**Work instructions**
Reproduce every line of the material below, but drop the pictures.
•••
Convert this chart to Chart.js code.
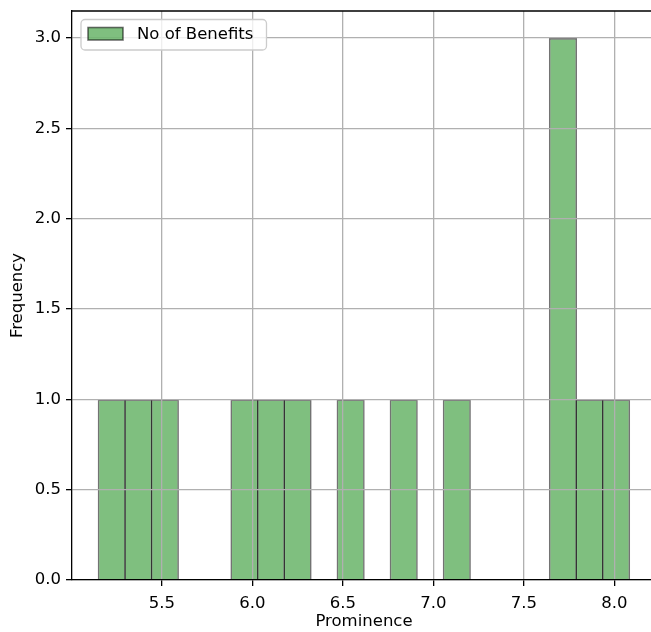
<!DOCTYPE html>
<html lang="en">
<head>
    <meta charset="UTF-8">
    <title>Prominence histogram</title>
    <script src="https://cdn.jsdelivr.net/npm/chart.js@4.4.1/dist/chart.umd.min.js"></script>
    <style>
        body {
            margin: 0;
            background: #ffffff;
            overflow: hidden;
        }
        .chart-container {
            position: relative;
            width: 660px;
            height: 632px;
        }
    </style>
</head>
<body>
    <div class="chart-container">
        <canvas id="histChart"></canvas>
    </div>

    <script>
        // --- Histogram data (20 bins) ---
        const binCenters = [5.2228, 5.3695, 5.5161, 5.6628, 5.8094, 5.9561, 6.1027, 6.2494, 6.3960, 6.5427,
                            6.6893, 6.8360, 6.9826, 7.1293, 7.2759, 7.4226, 7.5692, 7.7159, 7.8625, 8.0092];
        const binCounts  = [1, 1, 1, 0, 0, 1, 1, 1, 0, 1,
                            0, 1, 0, 1, 0, 0, 0, 3, 1, 1];
        const seriesLabel = 'No of Benefits';
        const xTicks = [5.5, 6.0, 6.5, 7.0, 7.5, 8.0];
        const yTicks = [0.0, 0.5, 1.0, 1.5, 2.0, 2.5, 3.0];
        const xRange = [5.003, 8.230];
        const yRange = [0, 3.15];

        const FONT = "'DejaVu Sans', sans-serif";
        const barFill = 'rgba(0, 128, 0, 0.5)';
        const barEdge = 'rgba(0, 0, 0, 0.55)';

        // top spine + legend box like matplotlib
        const framePlugin = {
            id: 'frame',
            afterDraw(chart) {
                const ctx = chart.ctx;
                const a = chart.chartArea;
                ctx.save();
                ctx.strokeStyle = '#000';
                ctx.lineWidth = 1.3;
                ctx.beginPath();
                ctx.moveTo(a.left, a.top);
                ctx.lineTo(a.right, a.top);
                ctx.lineTo(a.right, a.bottom);
                ctx.stroke();

                // legend
                const x0 = 81, y0 = 19.5, w = 185.5, h = 30.5, r = 4;
                ctx.beginPath();
                ctx.roundRect(x0, y0, w, h, r);
                ctx.fillStyle = 'rgba(255,255,255,0.8)';
                ctx.fill();
                ctx.strokeStyle = '#cccccc';
                ctx.lineWidth = 1.3;
                ctx.stroke();

                ctx.fillStyle = barFill;
                ctx.fillRect(88, 27.5, 35, 12.5);
                ctx.strokeStyle = barEdge;
                ctx.lineWidth = 1.6;
                ctx.strokeRect(88, 27.5, 35, 12.5);

                ctx.fillStyle = '#000';
                ctx.font = '16.5px ' + FONT;
                ctx.textBaseline = 'middle';
                ctx.textAlign = 'left';
                ctx.fillText(chart.data.datasets[0].label, 137, 34.5);
                ctx.restore();
            }
        };

        const ctx = document.getElementById('histChart').getContext('2d');
        new Chart(ctx, {
            type: 'bar',
            data: {
                datasets: [{
                    label: seriesLabel,
                    data: binCenters.map((c, i) => ({ x: c, y: binCounts[i] })),
                    backgroundColor: barFill,
                    borderColor: barEdge,
                    borderWidth: 1.6,
                    borderSkipped: 'start',
                    barPercentage: 1.06,
                    categoryPercentage: 1.0,
                    inflateAmount: 0
                }]
            },
            options: {
                responsive: true,
                maintainAspectRatio: false,
                animation: false,
                events: [],
                layout: { padding: { top: 11, right: 4, left: 0, bottom: 0 } },
                scales: {
                    x: {
                        type: 'linear',
                        min: xRange[0],
                        max: xRange[1],
                        offset: false,
                        afterBuildTicks: s => { s.ticks = xTicks.map(v => ({ value: v })); },
                        afterFit: s => { s.height = 52; s.paddingLeft = 0; s.paddingRight = 0; },
                        grid: { offset: false, color: '#b0b0b0', lineWidth: 1.3, tickColor: '#000', tickLength: 6, tickWidth: 1.3, z: 1 },
                        border: { display: true, color: '#000', width: 1.3, z: 2 },
                        ticks: {
                            color: '#000', padding: 8, maxRotation: 0, autoSkip: false,
                            font: { family: FONT, size: 16.5 },
                            callback: v => v.toFixed(1)
                        },
                        title: { display: true, text: 'Prominence', color: '#000', font: { family: FONT, size: 16.5 }, padding: { top: 0, bottom: 0 } }
                    },
                    y: {
                        min: yRange[0],
                        max: yRange[1],
                        afterBuildTicks: s => { s.ticks = yTicks.map(v => ({ value: v })); },
                        afterFit: s => { s.width = 72; s.paddingTop = 0; s.paddingBottom = 0; },
                        grid: { color: '#b0b0b0', lineWidth: 1.3, tickColor: '#000', tickLength: 6, tickWidth: 1.3, z: 1 },
                        border: { display: true, color: '#000', width: 1.3, z: 2 },
                        ticks: {
                            color: '#000', padding: 5,
                            font: { family: FONT, size: 16.5 },
                            callback: v => v.toFixed(1)
                        },
                        title: { display: true, text: 'Frequency', color: '#000', font: { family: FONT, size: 16.5 }, padding: { top: 8, bottom: 0 } }
                    }
                },
                plugins: {
                    legend: { display: false },
                    tooltip: { enabled: false }
                }
            },
            plugins: [framePlugin]
        });
    </script>
</body>
</html>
•••
**Result for this task**
Convert this chart to Chart.js code.
<!DOCTYPE html>
<html lang="en">
<head>
    <meta charset="UTF-8">
    <title>Prominence histogram</title>
    <script src="https://cdn.jsdelivr.net/npm/chart.js@4.4.1/dist/chart.umd.min.js"></script>
    <style>
        body {
            margin: 0;
            background: #ffffff;
            overflow: hidden;
        }
        .chart-container {
            position: relative;
            width: 660px;
            height: 632px;
        }
    </style>
</head>
<body>
    <div class="chart-container">
        <canvas id="histChart"></canvas>
    </div>

    <script>
        // --- Histogram data (20 bins) ---
        const binCenters = [5.2228, 5.3695, 5.5161, 5.6628, 5.8094, 5.9561, 6.1027, 6.2494, 6.3960, 6.5427,
                            6.6893, 6.8360, 6.9826, 7.1293, 7.2759, 7.4226, 7.5692, 7.7159, 7.8625, 8.0092];
        const binCounts  = [1, 1, 1, 0, 0, 1, 1, 1, 0, 1,
                            0, 1, 0, 1, 0, 0, 0, 3, 1, 1];
        const seriesLabel = 'No of Benefits';
        const xTicks = [5.5, 6.0, 6.5, 7.0, 7.5, 8.0];
        const yTicks = [0.0, 0.5, 1.0, 1.5, 2.0, 2.5, 3.0];
        const xRange = [5.003, 8.230];
        const yRange = [0, 3.15];

        const FONT = "'DejaVu Sans', sans-serif";
        const barFill = 'rgba(0, 128, 0, 0.5)';
        const barEdge = 'rgba(0, 0, 0, 0.55)';

        // top spine + legend box like matplotlib
        const framePlugin = {
            id: 'frame',
            afterDraw(chart) {
                const ctx = chart.ctx;
                const a = chart.chartArea;
                ctx.save();
                ctx.strokeStyle = '#000';
                ctx.lineWidth = 1.3;
                ctx.beginPath();
                ctx.moveTo(a.left, a.top);
                ctx.lineTo(a.right, a.top);
                ctx.lineTo(a.right, a.bottom);
                ctx.stroke();

                // legend
                const x0 = 81, y0 = 19.5, w = 185.5, h = 30.5, r = 4;
                ctx.beginPath();
                ctx.roundRect(x0, y0, w, h, r);
                ctx.fillStyle = 'rgba(255,255,255,0.8)';
                ctx.fill();
                ctx.strokeStyle = '#cccccc';
                ctx.lineWidth = 1.3;
                ctx.stroke();

                ctx.fillStyle = barFill;
                ctx.fillRect(88, 27.5, 35, 12.5);
                ctx.strokeStyle = barEdge;
                ctx.lineWidth = 1.6;
                ctx.strokeRect(88, 27.5, 35, 12.5);

                ctx.fillStyle = '#000';
                ctx.font = '16.5px ' + FONT;
                ctx.textBaseline = 'middle';
                ctx.textAlign = 'left';
                ctx.fillText(chart.data.datasets[0].label, 137, 34.5);
                ctx.restore();
            }
        };

        const ctx = document.getElementById('histChart').getContext('2d');
        new Chart(ctx, {
            type: 'bar',
            data: {
                datasets: [{
                    label: seriesLabel,
                    data: binCenters.map((c, i) => ({ x: c, y: binCounts[i] })),
                    backgroundColor: barFill,
                    borderColor: barEdge,
                    borderWidth: 1.6,
                    borderSkipped: 'start',
                    barPercentage: 1.06,
                    categoryPercentage: 1.0,
                    inflateAmount: 0
                }]
            },
            options: {
                responsive: true,
                maintainAspectRatio: false,
                animation: false,
                events: [],
                layout: { padding: { top: 11, right: 4, left: 0, bottom: 0 } },
                scales: {
                    x: {
                        type: 'linear',
                        min: xRange[0],
                        max: xRange[1],
                        offset: false,
                        afterBuildTicks: s => { s.ticks = xTicks.map(v => ({ value: v })); },
                        afterFit: s => { s.height = 52; s.paddingLeft = 0; s.paddingRight = 0; },
                        grid: { offset: false, color: '#b0b0b0', lineWidth: 1.3, tickColor: '#000', tickLength: 6, tickWidth: 1.3, z: 1 },
                        border: { display: true, color: '#000', width: 1.3, z: 2 },
                        ticks: {
                            color: '#000', padding: 8, maxRotation: 0, autoSkip: false,
                            font: { family: FONT, size: 16.5 },
                            callback: v => v.toFixed(1)
                        },
                        title: { display: true, text: 'Prominence', color: '#000', font: { family: FONT, size: 16.5 }, padding: { top: 0, bottom: 0 } }
                    },
                    y: {
                        min: yRange[0],
                        max: yRange[1],
                        afterBuildTicks: s => { s.ticks = yTicks.map(v => ({ value: v })); },
                        afterFit: s => { s.width = 72; s.paddingTop = 0; s.paddingBottom = 0; },
                        grid: { color: '#b0b0b0', lineWidth: 1.3, tickColor: '#000', tickLength: 6, tickWidth: 1.3, z: 1 },
                        border: { display: true, color: '#000', width: 1.3, z: 2 },
                        ticks: {
                            color: '#000', padding: 5,
                            font: { family: FONT, size: 16.5 },
                            callback: v => v.toFixed(1)
                        },
                        title: { display: true, text: 'Frequency', color: '#000', font: { family: FONT, size: 16.5 }, padding: { top: 8, bottom: 0 } }
                    }
                },
                plugins: {
                    legend: { display: false },
                    tooltip: { enabled: false }
                }
            },
            plugins: [framePlugin]
        });
    </script>
</body>
</html>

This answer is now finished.